Mi anfitrión adivinó mi confusión.
—El
arte en ocasiones es un muy buen instrumento moralizante, pues es fácil
combinar sus símbolos y adoptarlos como advertencias para nuestra vida. La
maldad termina pagándose, el destino nos alcanza siempre. ¿No le parece?
—No
creo en el destino, —le contesté— en cuanto a la maldad, no estoy seguro de que
se termine pagando, para ello el mal debe tener conciencia, pudor, no sé. Ojalá
fuese así, pero no lo creo.
—Recuerde
para quien son estos cuadros. Uno siempre peca, aunque no pretenda hacerlo, por
hecho u omisión. Diómedes y Edipo responden a dos formas de hacer el mal.
Sus
enigmáticas palabras me siguieron hasta los otros tres lienzos que me quedaban
por ver en la estancia. Todos representaban a mujeres: la sensualidad de
Cleopatra en un entorno entre ideal y onírico; la bíblica Dalila y, por último,
otra representación de Salomé en La
Aparición.
—Mujeres
fascinantes, las de Moreau —susurré—, malvadas, pero bellas y siempre
atrayentes.
El
hombre dirigió su mirada a un panel entre dos librerías que me pasó
desapercibido. Aparentemente nada había allí que justificara ese hueco sin más.

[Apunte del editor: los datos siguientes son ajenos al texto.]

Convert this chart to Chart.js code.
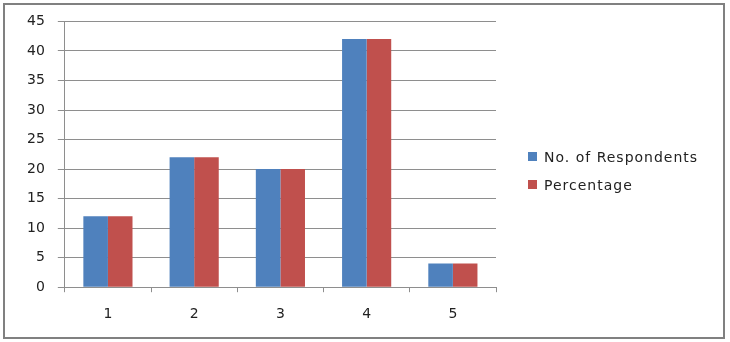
<!DOCTYPE html>
<html>
<head>
<meta charset="utf-8">
<script src="https://cdn.jsdelivr.net/npm/chart.js@4"></script>
<style>
  body { margin: 0; background: #fff; }
  #wrap { position: absolute; left: 0; top: 0; width: 730px; height: 342px; }
  #frame { position: absolute; left: 3px; top: 3px; width: 718px; height: 332px; border: 2px solid #808080; pointer-events: none; }
  #legend { position: absolute; left: 528px; top: 148px; font-family: "DejaVu Sans", sans-serif; font-size: 14px; letter-spacing: 1px; color: #222; }
  #legend div { height: 28px; line-height: 18px; }
  #legend span.box { display: inline-block; width: 9px; height: 9px; margin-right: 7px; vertical-align: 1px; }
</style>
</head>
<body>
<div id="wrap">
  <canvas id="chart" width="730" height="342"></canvas>
  <div id="frame"></div>
  <div id="legend"></div>
</div>
<script>
const categories = ['1', '2', '3', '4', '5'];
const respondents = [12, 22, 20, 42, 4];
const percentage = [12, 22, 20, 42, 4];
const seriesNames = ['No. of Respondents', 'Percentage'];
const seriesColors = ['#4F81BD', '#C0504D'];

const ctx = document.getElementById('chart').getContext('2d');
const chart = new Chart(ctx, {
    type: 'bar',
    data: {
        labels: categories,
        datasets: [
            { label: seriesNames[0], data: respondents, backgroundColor: seriesColors[0] },
            { label: seriesNames[1], data: percentage, backgroundColor: seriesColors[1] }
        ]
    },
    options: {
        responsive: false,
        animation: false,
        layout: { padding: { left: 14, right: 234, top: 15, bottom: 5 } },
        datasets: { bar: { categoryPercentage: 0.57, barPercentage: 1 } },
        scales: {
            x: {
                grid: { offset: true, drawOnChartArea: false, drawTicks: true, tickLength: 5, color: '#8e8e8e' },
                border: { color: '#8e8e8e' },
                ticks: { padding: 14, color: '#222', font: { family: 'DejaVu Sans', size: 14 } }
            },
            y: {
                min: 0,
                max: 45,
                grid: { color: '#8e8e8e', tickLength: 7 },
                border: { color: '#8e8e8e' },
                ticks: { stepSize: 5, padding: 13, color: '#222', font: { family: 'DejaVu Sans', size: 14 } }
            }
        },
        plugins: {
            legend: { display: false },
            tooltip: { enabled: false }
        }
    }
});

// legenda (HTML)
const legend = document.getElementById('legend');
chart.data.datasets.forEach(ds => {
    const row = document.createElement('div');
    const box = document.createElement('span');
    box.className = 'box';
    box.style.background = ds.backgroundColor;
    row.appendChild(box);
    row.appendChild(document.createTextNode(ds.label));
    legend.appendChild(row);
});
</script>
</body>
</html>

Se acercó a la pared y accionó un mando casi invisible. El panel se movió
lentamente para mostrar, ante mi asombro, el retrato de una joven mujer. No
tuve dudas de quien se trataba. Sus ojos seguían al observador allí donde este
se moviese y había en su mirada una suficiencia contenida, de quien sabe que es
dueño de sus actos sin recrearse en ello.
—Ella
era fascinante bien lo sé —contestó el anciano— la hubiese aceptado con todas
las maldades del mundo. Y sin ellas que puedo decir…Era simple y adorablemente
bella, culta, vital, real y ficticia a la vez…
Miré
a mi interlocutor, tenía lágrimas en los ojos, unas lágrimas silenciosas,
aquellas que salen de un viejo dolor, ya cauterizado en apariencia y tan
profundo que permanece bajo las cicatrices del alma. Comprendí que mi visita
había terminado. Al salir el hombre me dio la mano. No hubo más palabras, solo
miradas de comprensión.
De
regreso a casa decidí escribir este artículo. Moreau era la excusa. Recordé que
él también había tenido un gran amor: Alexandrine Dureux, muerta en 1890. El
arte no es ajeno a la vida, ni a sus sufrimientos.